Pharmacy: Dried root: short-term 0.5-2g QD, long-term 0.4-0.8 QD (100 mg capsule standardized to 4-7% ginsenosides: 100-200 mg daily). Decoction: 1 tsp/cup, simmer 10 min TID. Tincture: (1:5, 60%), 1-2 ml TID. Pause dosing 6 week on 4 weeks off, avoid long-term use unless in low doses.
Toxicity: No adverse effects expected. Overdose can cause palpitations, insomnia, chest pain, headaches and epistaxis. Reports on side effects are controversial due to lack of information on the type of ginseng used in studies.

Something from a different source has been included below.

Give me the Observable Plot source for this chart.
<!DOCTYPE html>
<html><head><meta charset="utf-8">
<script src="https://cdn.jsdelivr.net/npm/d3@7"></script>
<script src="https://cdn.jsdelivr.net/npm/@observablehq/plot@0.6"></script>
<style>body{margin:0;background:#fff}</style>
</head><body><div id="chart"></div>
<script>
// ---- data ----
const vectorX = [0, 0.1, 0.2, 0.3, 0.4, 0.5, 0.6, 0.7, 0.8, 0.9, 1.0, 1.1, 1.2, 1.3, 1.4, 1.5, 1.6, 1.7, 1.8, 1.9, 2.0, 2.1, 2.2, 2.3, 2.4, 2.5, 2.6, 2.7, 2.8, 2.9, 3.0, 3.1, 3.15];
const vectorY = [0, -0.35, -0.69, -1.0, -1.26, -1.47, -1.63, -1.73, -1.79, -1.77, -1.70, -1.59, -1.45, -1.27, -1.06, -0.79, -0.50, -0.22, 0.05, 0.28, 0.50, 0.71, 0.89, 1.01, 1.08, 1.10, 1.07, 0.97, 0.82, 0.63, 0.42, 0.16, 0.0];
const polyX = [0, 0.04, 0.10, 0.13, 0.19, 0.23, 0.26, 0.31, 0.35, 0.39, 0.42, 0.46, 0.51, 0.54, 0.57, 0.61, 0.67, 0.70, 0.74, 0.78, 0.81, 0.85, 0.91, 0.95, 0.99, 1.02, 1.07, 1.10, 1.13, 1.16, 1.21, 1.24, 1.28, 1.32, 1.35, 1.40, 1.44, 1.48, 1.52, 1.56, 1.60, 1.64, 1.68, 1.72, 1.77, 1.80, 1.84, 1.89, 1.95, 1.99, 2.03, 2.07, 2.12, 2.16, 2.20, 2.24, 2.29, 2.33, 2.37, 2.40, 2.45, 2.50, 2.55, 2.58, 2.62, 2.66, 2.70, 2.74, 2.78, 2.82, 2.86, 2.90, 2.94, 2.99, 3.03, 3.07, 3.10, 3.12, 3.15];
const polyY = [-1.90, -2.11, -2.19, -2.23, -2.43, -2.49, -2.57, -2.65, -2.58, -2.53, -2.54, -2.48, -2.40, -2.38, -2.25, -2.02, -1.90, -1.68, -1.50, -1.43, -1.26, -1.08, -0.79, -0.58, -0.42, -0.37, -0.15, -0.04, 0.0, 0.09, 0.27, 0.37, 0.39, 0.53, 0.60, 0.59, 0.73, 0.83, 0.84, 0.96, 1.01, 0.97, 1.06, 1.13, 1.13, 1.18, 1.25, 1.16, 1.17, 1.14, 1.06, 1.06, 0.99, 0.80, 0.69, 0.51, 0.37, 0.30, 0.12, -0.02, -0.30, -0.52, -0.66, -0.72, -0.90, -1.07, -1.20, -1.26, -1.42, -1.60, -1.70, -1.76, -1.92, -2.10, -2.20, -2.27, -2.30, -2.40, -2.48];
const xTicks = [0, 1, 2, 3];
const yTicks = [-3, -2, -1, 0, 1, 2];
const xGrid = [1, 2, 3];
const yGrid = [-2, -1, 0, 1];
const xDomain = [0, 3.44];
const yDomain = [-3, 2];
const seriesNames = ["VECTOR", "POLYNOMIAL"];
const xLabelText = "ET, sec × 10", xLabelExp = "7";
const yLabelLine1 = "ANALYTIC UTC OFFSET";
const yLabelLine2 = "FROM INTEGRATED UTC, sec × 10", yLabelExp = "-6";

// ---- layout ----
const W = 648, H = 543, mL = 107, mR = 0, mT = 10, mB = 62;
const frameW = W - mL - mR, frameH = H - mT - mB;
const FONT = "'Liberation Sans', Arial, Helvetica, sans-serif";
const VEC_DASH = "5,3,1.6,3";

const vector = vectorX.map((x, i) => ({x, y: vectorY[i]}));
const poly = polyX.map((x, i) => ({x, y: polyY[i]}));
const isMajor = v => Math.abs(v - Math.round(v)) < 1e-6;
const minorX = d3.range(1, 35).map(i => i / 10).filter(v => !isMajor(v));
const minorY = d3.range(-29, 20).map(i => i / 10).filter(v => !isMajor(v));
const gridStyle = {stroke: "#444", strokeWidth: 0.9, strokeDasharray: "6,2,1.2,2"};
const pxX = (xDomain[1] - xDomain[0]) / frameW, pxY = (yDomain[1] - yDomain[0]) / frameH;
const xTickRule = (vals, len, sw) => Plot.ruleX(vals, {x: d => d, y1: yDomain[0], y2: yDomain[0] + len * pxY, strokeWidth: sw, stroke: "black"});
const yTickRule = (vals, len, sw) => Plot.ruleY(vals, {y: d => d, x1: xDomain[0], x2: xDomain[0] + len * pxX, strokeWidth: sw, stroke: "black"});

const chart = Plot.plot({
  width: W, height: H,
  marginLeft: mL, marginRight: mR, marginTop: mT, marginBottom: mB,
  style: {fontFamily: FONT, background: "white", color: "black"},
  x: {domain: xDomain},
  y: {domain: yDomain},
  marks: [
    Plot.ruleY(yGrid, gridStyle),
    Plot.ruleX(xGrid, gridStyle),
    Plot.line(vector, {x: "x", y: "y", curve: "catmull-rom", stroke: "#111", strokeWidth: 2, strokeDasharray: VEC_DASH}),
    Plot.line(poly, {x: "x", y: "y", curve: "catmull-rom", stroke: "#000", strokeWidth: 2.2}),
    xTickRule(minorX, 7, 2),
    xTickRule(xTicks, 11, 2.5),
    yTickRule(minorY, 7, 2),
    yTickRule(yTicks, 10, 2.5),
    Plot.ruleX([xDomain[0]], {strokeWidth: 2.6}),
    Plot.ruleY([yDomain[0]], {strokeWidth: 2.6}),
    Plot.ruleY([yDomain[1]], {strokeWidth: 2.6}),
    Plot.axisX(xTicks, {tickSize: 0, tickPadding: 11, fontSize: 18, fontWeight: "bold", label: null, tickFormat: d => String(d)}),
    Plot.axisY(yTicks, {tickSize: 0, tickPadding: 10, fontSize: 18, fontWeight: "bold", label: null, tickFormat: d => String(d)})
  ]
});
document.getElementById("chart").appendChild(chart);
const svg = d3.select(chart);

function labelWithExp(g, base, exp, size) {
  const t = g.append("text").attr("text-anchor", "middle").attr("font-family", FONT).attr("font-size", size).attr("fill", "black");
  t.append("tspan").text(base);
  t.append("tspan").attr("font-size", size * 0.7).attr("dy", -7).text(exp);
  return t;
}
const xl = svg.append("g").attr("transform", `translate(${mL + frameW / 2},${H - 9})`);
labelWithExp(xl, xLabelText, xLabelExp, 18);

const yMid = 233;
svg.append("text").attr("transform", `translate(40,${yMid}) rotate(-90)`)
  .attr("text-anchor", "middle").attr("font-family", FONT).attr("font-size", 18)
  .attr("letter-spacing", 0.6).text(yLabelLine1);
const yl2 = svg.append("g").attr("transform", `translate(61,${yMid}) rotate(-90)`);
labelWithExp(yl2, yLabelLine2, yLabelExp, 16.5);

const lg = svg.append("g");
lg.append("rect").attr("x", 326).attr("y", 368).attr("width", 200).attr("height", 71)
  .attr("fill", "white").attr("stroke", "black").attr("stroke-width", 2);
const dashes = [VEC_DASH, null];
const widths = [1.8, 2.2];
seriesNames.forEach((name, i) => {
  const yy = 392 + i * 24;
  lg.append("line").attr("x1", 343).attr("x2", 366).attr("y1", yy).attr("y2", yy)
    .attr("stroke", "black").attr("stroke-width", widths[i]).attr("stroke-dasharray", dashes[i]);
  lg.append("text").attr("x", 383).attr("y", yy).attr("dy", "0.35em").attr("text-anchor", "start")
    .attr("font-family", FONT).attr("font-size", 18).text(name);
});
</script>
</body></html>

Contraindications: Acute asthma, hypertension, acute infections, ADHD. Use caution with acute infection and inflammatory diseases, in hyper tense people and in children.
Interactions: Avoid use with other stimulants. Theoretically interact with anti-psychotics, MAOIs, anti-hypertensives, anti-coagulants and other hormone therapies.